You're in a room with a box and that's all there is in the room. Your object is to manipulate the box until you've triggered all the little bells and whistles attached to it. And also the horns, buttons, ropes... you get the idea. It has secrets and surprises and you want to find them all.

This game has an extremely streamlined verb system. "Examine" and "undertake to interact with" (abbreviated "u") are its two primary actions. This is so smooth and prevents so many potential problems. The box is totally stuffed with weird contraptions, and if you had to worry about turning or pulling or tapping them, etc., etc., all but the most patient players would throw a fit trying to figure out what syntax to use. But "u" covers everything while still preserving the need for players to think about how they should manipulate the box.

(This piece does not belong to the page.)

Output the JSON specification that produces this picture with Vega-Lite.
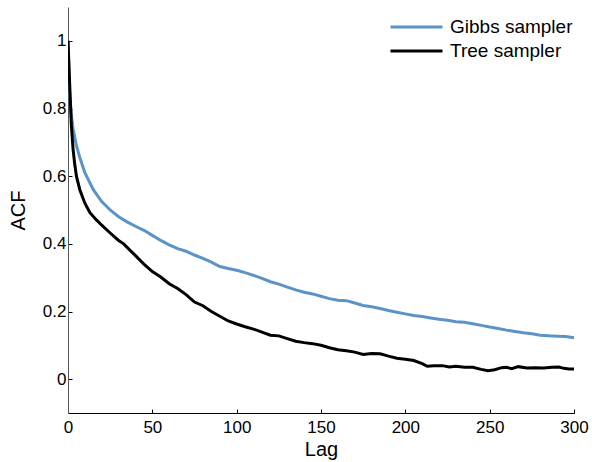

I could see some people saying, Well, with so few verbs, why isn't this just a Twine game? Click the equivalent "u" or "x" hyperlinks and be done with it. But that wouldn't work, again because the box has so many components. In a hypertext game you'd have to click each component, click components within components, and then return back to previous screens to see what's changed or hasn't. It would be a headache. The parser allows everything to be right out in the open so that you can interact with anything at any time.

Since this game is a pure puzzle and descriptions are brief, I could also see some people overlooking how good the writing is. It's very good. It manages to give you clues, reward you for solving puzzles, and paint a clear description of the box (no matter how complicated the box gets) all within the same snappy little sentences. A tone, a personality emerges from the game that's perfectly complementary to the bizarre Variety Box itself.